Three types of inventories are considered under inventory control.
1. Raw materials
3. Finished goods
Inventory Control Management
Inventory management is a concept which focuses on the inventory as a value adding asset, so inventories are managed in a way that maximize organizational value, exposure and profit ability. It is a comprehensive process that involves product leveraging, product placement decisions, calculation of product velocities and turns,etc.
Process of locating inventories and managing them accordingly is identified as inventory control system that may be a manual or a digital one. Often this term, inventory management system refers to a software component specifically designed for inventory management. The technologies used in these systems are barcode scanning and RFID technology, where the relevant scanners directly identify the inventory objects and record respective transactions via mobile or fixed devices.

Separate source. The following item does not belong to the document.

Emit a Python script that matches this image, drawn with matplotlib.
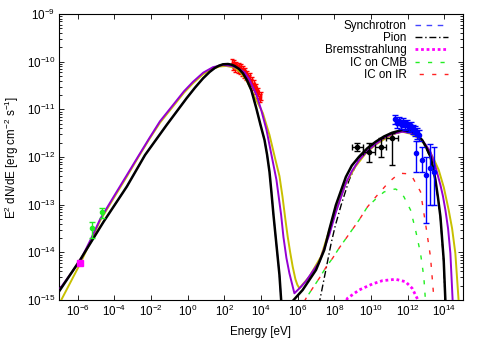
import numpy as np
import matplotlib
matplotlib.use("Agg")
import matplotlib.pyplot as plt

plt.rcParams['font.family'] = ['Liberation Sans', 'DejaVu Sans']
plt.rcParams['mathtext.fontset'] = 'custom'
plt.rcParams['mathtext.rm'] = 'Liberation Sans'
plt.rcParams['mathtext.it'] = 'Liberation Sans:italic'

FS = 8.4

# ---- model curves (log10 E [eV], log10 E^2 dN/dE) ----
black_logE = [-6.98, -5.853, -4.589, -3.318, -2.325, -1.147, -0.061, 0.40, 0.840, 1.20, 1.476, 1.70,
              1.926, 2.198, 2.38, 2.561, 2.79, 3.012, 3.24, 3.468, 3.739, 3.973, 4.19, 4.33, 4.462,
              4.57, 4.679, 4.842, 5.005, 5.097, 5.15,
              np.nan,
              5.65, 5.727, 6.269, 6.997, 7.448, 7.719, 8.083, 8.626, 8.95, 9.348, 9.8, 10.254, 10.7,
              11.155, 11.698, 12.241, 12.5, 12.784, 13.0, 13.240, 13.38, 13.511, 13.65, 13.783,
              13.962, 14.054, 14.08]
black_logF = [-14.80, -14.15, -13.36, -12.62, -11.958, -11.328, -10.768, -10.545, -10.349, -10.215,
              -10.133, -10.085, -10.055, -10.049, -10.062, -10.091, -10.150, -10.244, -10.395, -10.594,
              -10.972, -11.328, -11.643, -11.95, -12.314, -12.75, -13.217, -13.846, -14.475, -15.0,
              -15.3,
              np.nan,
              -15.3, -15.021, -14.790, -14.370, -13.951, -13.531, -13.007, -12.419, -12.18, -11.993,
              -11.815, -11.679, -11.57, -11.490, -11.433, -11.469, -11.535, -11.643, -11.79, -11.993,
              -12.22, -12.482, -12.85, -13.252, -14.16, -15.021, -15.3]

purple_logE = [-6.98, -5.853, -5.3, -4.768, -4.0, -3.318, -2.688, -2.1, -1.510, -0.696, -0.2, 0.298,
               0.85, 1.383, 1.926, 2.399, 2.75, 3.104, 3.376, 3.756, 4.011, 4.299, 4.570, 4.842, 5.097,
               5.222, 5.385, 5.548, 5.819, 6.183, 6.454, 6.796, 7.176, 7.719, 8.083, 8.626, 8.95,
               9.348, 9.8, 10.254, 10.7, 11.155, 11.698, 12.241, 12.5, 12.784, 13.0, 13.240, 13.511,
               13.783, 13.92, 14.054, 14.2, 14.326, 14.451, 14.49]
purple_logF = [-14.77, -14.17, -13.74, -13.30, -12.81, -12.38, -11.98, -11.61, -11.25, -10.86, -10.62,
               -10.42, -10.23, -10.115, -10.07, -10.09, -10.14, -10.225, -10.385, -10.699, -11.014,
               -11.433, -11.958, -12.482, -13.217, -13.678, -14.119, -14.440, -14.859, -14.721,
               -14.601, -14.412, -14.202, -13.636, -13.154, -12.545, -12.30, -12.063, -11.87, -11.727,
               -11.60, -11.517, -11.469, -11.496, -11.555, -11.643, -11.755, -11.895, -12.203,
               -12.587, -12.82, -13.112, -13.5, -14.020, -15.021, -15.3]

yellow_logE = [-6.98, -5.853, -5.3, -4.768, -4.0, -3.318, -2.688, -2.1, -1.510, -0.696, -0.2, 0.298,
               0.85, 1.383, 1.75, 2.111, 2.561, 2.9, 3.196, 3.739, 4.098, 4.462, 4.788, 5.005, 5.17,
               5.346, 5.455, 5.59, 5.727, 5.873, 5.98, 6.090, 6.633, 7.268, 7.898, 8.626, 9.15, 9.711,
               10.25, 10.797, 11.25, 11.698, 12.15, 12.604, 12.9, 13.147, 13.42, 13.690, 13.97,
               14.233, 14.42, 14.597, 14.776, 14.82]
yellow_logF = [-15.063, -14.23, -13.77, -13.33, -12.84, -12.41, -12.00, -11.63, -11.28, -10.89, -10.65,
               -10.45, -10.26, -10.145, -10.10, -10.09, -10.127, -10.23, -10.385, -10.804, -11.077,
               -11.538, -12.063, -12.40, -12.83, -13.363, -13.672, -14.00, -14.301, -14.560, -14.68,
               -14.754, -14.511, -14.091, -13.321, -12.552, -12.20, -11.922, -11.74, -11.608, -11.515,
               -11.469, -11.51, -11.608, -11.715, -11.853, -12.04, -12.273, -12.64, -13.112, -13.5,
               -14.020, -15.021, -15.3]

# synchrotron component (follows the low-energy hump)
sync_logE = black_logE[:31]
sync_logF = black_logF[:31]

pion_logE = [7.149, 7.230, 7.393, 7.610, 7.827, 8.045, 8.370, 8.805, 9.348, 9.8, 10.254, 10.7, 11.155,
             11.698, 12.241, 12.5, 12.784, 13.0, 13.240, 13.38, 13.511, 13.65, 13.783, 13.962, 14.043,
             14.07]
pion_logF = [-15.105, -14.958, -14.643, -14.223, -13.804, -13.447, -13.007, -12.482, -12.021, -11.835,
             -11.706, -11.59, -11.517, -11.465, -11.496, -11.56, -11.664, -11.81, -12.021, -12.23,
             -12.503, -12.87, -13.28, -14.2, -15.021, -15.3]

brems_logE = [8.533, 8.713, 9.348, 10.070, 10.612, 11.340, 11.883, 12.241, 12.513, 12.605]
brems_logF = [-15.105, -14.964, -14.790, -14.664, -14.595, -14.565, -14.616, -14.754, -14.964, -15.041]

iccmb_logE = [6.253, 6.454, 6.812, 7.176, 7.540, 7.898, 8.262, 8.805, 9.348, 9.798, 10.254, 10.705,
              11.05, 11.340, 11.57, 11.790, 12.154, 12.426, 12.697, 12.876, 12.969, 13.0]
iccmb_logF = [-15.105, -14.964, -14.754, -14.544, -14.314, -14.125, -13.909, -13.615, -13.321, -13.049,
              -12.881, -12.734, -12.69, -12.671, -12.73, -12.833, -13.112, -13.531, -14.020, -14.511,
              -15.021, -15.2]

icir_logE = [6.253, 6.454, 6.812, 7.176, 7.540, 7.898, 8.262, 8.805, 9.348, 9.798, 10.254, 10.976,
             11.3, 11.611, 11.95, 12.241, 12.697, 12.969, 13.240, 13.419, 13.528]
icir_logF = [-15.105, -14.964, -14.754, -14.544, -14.314, -14.125, -13.909, -13.615, -13.321, -13.049,
             -12.839, -12.524, -12.42, -12.342, -12.35, -12.413, -12.728, -13.391, -14.091, -14.930,
             -15.21]

# ---- data points ----
# X-ray (red)
xray_logE = [2.42, 2.48, 2.55, 2.60, 2.66, 2.72, 2.78, 2.84, 2.90, 2.96, 3.02, 3.08, 3.14, 3.20,
             3.26, 3.32, 3.38, 3.44, 3.50, 3.56, 3.62, 3.68, 3.74, 3.80, 3.86, 3.92, 3.98]
xray_logF = [-10.02, -10.10, -10.05, -10.13, -10.08, -10.15, -10.10, -10.18, -10.13, -10.22, -10.17,
             -10.26, -10.21, -10.31, -10.27, -10.37, -10.32, -10.44, -10.40, -10.52, -10.47, -10.60,
             -10.55, -10.68, -10.63, -10.76, -10.72]

# radio (green)
radio_E = [6.05e-6, 2.11e-5]
radio_F = [3.2e-14, 7.13e-14]
radio_lo = [1.97e-14, 5.33e-14]
radio_hi = [4.4e-14, 8.4e-14]

# magenta point
mag_E = [1.4e-6]
mag_F = [5.9e-15]

# Fermi (black)
fermi_E = [1.8e9, 7.76e9, 3.36e10, 1.43e11]
fermi_F = [1.64e-12, 1.29e-12, 1.64e-12, 2.47e-12]
fermi_Elo = [8.9e8, 3.67e9, 1.64e10, 6.5e10]
fermi_Ehi = [3.67e9, 1.64e10, 6.5e10, 2.8e11]
fermi_Flo = [1.35e-12, 7.98e-13, 1.0e-12, 6.8e-13]
fermi_Fhi = [2.0e-12, 1.97e-12, 2.5e-12, 3.19e-12]

# HESS (blue)
hess_E = [2.0e11, 2.57e11, 3.31e11, 4.27e11, 5.5e11, 7.08e11, 8.9e11, 1.15e12, 1.48e12, 1.9e12,
          2.45e12, 3.16e12, 4.07e12, 2.75e12, 5.9e12, 9.6e12, 1.58e13, 2.6e13]
hess_F = [6.27e-12, 5.16e-12, 5.69e-12, 4.92e-12, 5.42e-12, 4.69e-12, 4.92e-12, 4.26e-12, 4.47e-12,
          3.86e-12, 3.51e-12, 3.18e-12, 2.89e-12, 1.21e-12, 8.65e-13, 4.2e-13, 5.9e-13, 4.85e-13]
hess_lo = [5.0e-12, 4.1e-12, 4.6e-12, 3.9e-12, 4.3e-12, 3.7e-12, 3.9e-12, 3.4e-12, 3.5e-12,
           3.0e-12, 2.7e-12, 2.4e-12, 2.2e-12, 4.85e-13, 4.85e-13, 4.13e-14, 9.8e-14, 9.8e-14]
hess_hi = [7.6e-12, 6.3e-12, 6.9e-12, 6.0e-12, 6.6e-12, 5.7e-12, 6.0e-12, 5.2e-12, 5.5e-12,
           4.8e-12, 4.4e-12, 4.0e-12, 3.7e-12, 2.17e-12, 1.62e-12, 1.0e-12, 1.87e-12, 1.62e-12]

xticks_exp = [-6, -4, -2, 0, 2, 4, 6, 8, 10, 12, 14]
yticks_exp = [-15, -14, -13, -12, -11, -10, -9]


def p(a):
    return 10.0 ** np.asarray(a, dtype=float)


fig = plt.figure(figsize=(4.85, 3.39), dpi=100)
ax = fig.add_axes([0.1223, 0.1150, 0.8318, 0.8437])
ax.set_xscale('log')
ax.set_yscale('log')
ax.set_xlim(1e-7, 1e15)
ax.set_ylim(1e-15, 1e-9)

# X-ray data (under curves)
xe = p(xray_logE)
xf = p(xray_logF)
ax.errorbar(xe, xf, xerr=[xe * (1 - 10 ** -0.03), xe * (10 ** 0.03 - 1)],
            yerr=[xf * (1 - 10 ** -0.08), xf * (10 ** 0.08 - 1)],
            fmt='none', ecolor='#ff0000', elinewidth=1.0, capsize=1.5, zorder=1)

# components
ax.plot(p(sync_logE), p(sync_logF), color='#4444ff', lw=1.0, ls=(0, (4, 4)), zorder=2,
        label='Synchrotron')
ax.plot(p(pion_logE), p(pion_logF), color='black', lw=1.0, ls=(0, (5, 2, 1, 2)), zorder=2,
        label='Pion')
ax.plot(p(brems_logE), p(brems_logF), color='#ff00ff', lw=2.0, ls=(0, (1, 1)), zorder=2,
        label='Bremsstrahlung')
ax.plot(p(iccmb_logE), p(iccmb_logF), color='#22ee22', lw=1.0, ls=(0, (3, 6)), zorder=2,
        label='IC on CMB')
ax.plot(p(icir_logE), p(icir_logF), color='#ff2222', lw=1.0, ls=(6, (3, 6)), zorder=2,
        label='IC on IR')

# total models
ax.plot(p(yellow_logE), p(yellow_logF), color='#c8c000', lw=1.4, zorder=3)
ax.plot(p(purple_logE), p(purple_logF), color='#9400d3', lw=1.4, zorder=3)
ax.plot(p(black_logE), p(black_logF), color='black', lw=1.8, zorder=4)

# data points on top
ax.errorbar(radio_E, radio_F,
            yerr=[np.array(radio_F) - np.array(radio_lo), np.array(radio_hi) - np.array(radio_F)],
            fmt='o', color='#22ee22', ms=3, elinewidth=1.0, capsize=2, zorder=5)
ax.plot(mag_E, mag_F, 's', color='#ff00ff', ms=4, zorder=5)
ax.errorbar(fermi_E, fermi_F,
            xerr=[np.array(fermi_E) - np.array(fermi_Elo), np.array(fermi_Ehi) - np.array(fermi_E)],
            yerr=[np.array(fermi_F) - np.array(fermi_Flo), np.array(fermi_Fhi) - np.array(fermi_F)],
            fmt='o', color='black', ms=3, elinewidth=1.0, capsize=2, zorder=5)
ax.errorbar(hess_E, hess_F,
            yerr=[np.array(hess_F) - np.array(hess_lo), np.array(hess_hi) - np.array(hess_F)],
            fmt='o', color='#0000ff', ms=3, elinewidth=1.0, capsize=2, zorder=5)

# axes styling (gnuplot look)
ax.set_xticks([10.0 ** e for e in xticks_exp])
ax.set_xticklabels([r'$10^{%d}$' % e for e in xticks_exp])
ax.xaxis.set_minor_locator(matplotlib.ticker.NullLocator())
ax.set_yticks([10.0 ** e for e in yticks_exp])
ax.set_yticklabels([r'$10^{%d}$' % e for e in yticks_exp])
minor_y = [m * 10.0 ** e for e in yticks_exp[:-1] for m in range(2, 10)]
ax.set_yticks(minor_y, minor=True)
ax.yaxis.set_minor_formatter(matplotlib.ticker.NullFormatter())
ax.tick_params(which='both', direction='in', top=True, right=True, labelsize=FS, width=0.6)
ax.tick_params(which='major', length=3.5, pad=3)
ax.tick_params(which='minor', length=2)
for s in ax.spines.values():
    s.set_linewidth(0.8)

fig.text(261 / 485, 1 - 331.5 / 339, 'Energy [eV]', ha='center', va='center', fontsize=FS)
fig.text(12 / 485, 1 - 157 / 339, r'E$^2$ dN/dE [erg cm$^{-2}$ s$^{-1}$]', rotation=90,
         ha='center', va='center', fontsize=FS)

leg = ax.legend(loc='upper right', bbox_to_anchor=(448 / 485, 1 - 20 / 339),
                bbox_transform=fig.transFigure, frameon=False, markerfirst=False,
                fontsize=FS, handlelength=2.85, handletextpad=0.7, labelspacing=0.02,
                borderpad=0, borderaxespad=0)

fig.savefig('out.png', dpi=100)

Inventory Control Techniques /Methods
Almost every business organizations have employed various inventory control methods to keep their inventories in check. These are the widely used ones.
1. ABC Analysis
This is an inventory control system based on Pareto Theory, which indicates that 80% of the expenses spend on inventory consumption is based on 20% of the items. Therefore, this technique categorizes inventory into different identical classes known as A, B and C based on the annual consumption of items. After the classification is done, different efforts are put into several inventory classes depending on the monitory value criteria. Accordingly, strong control initiatives for class A items, moderate control for class B items and less control for class C items is guaranteed.
2. VED Analysis
VED refers for Viral, Essential and Desirable. Unlike the classification done under ABC Analysis, the stocks are classified based on the criticality of the inventory items. Here V class of items represents reasonably large amount of stocks which are necessary whereas D class of items do not need to be in store every time.
3. FSN Analysis
This classification is done based on the storing issues of the organization where FSN stands for fast, slow moving and non-moving.
JIT refers to the term Just-in-time. As per the name appears, JIT is an inventory control technique which focuses on the concept that, only if the orders are made the inventories will be requested by each other.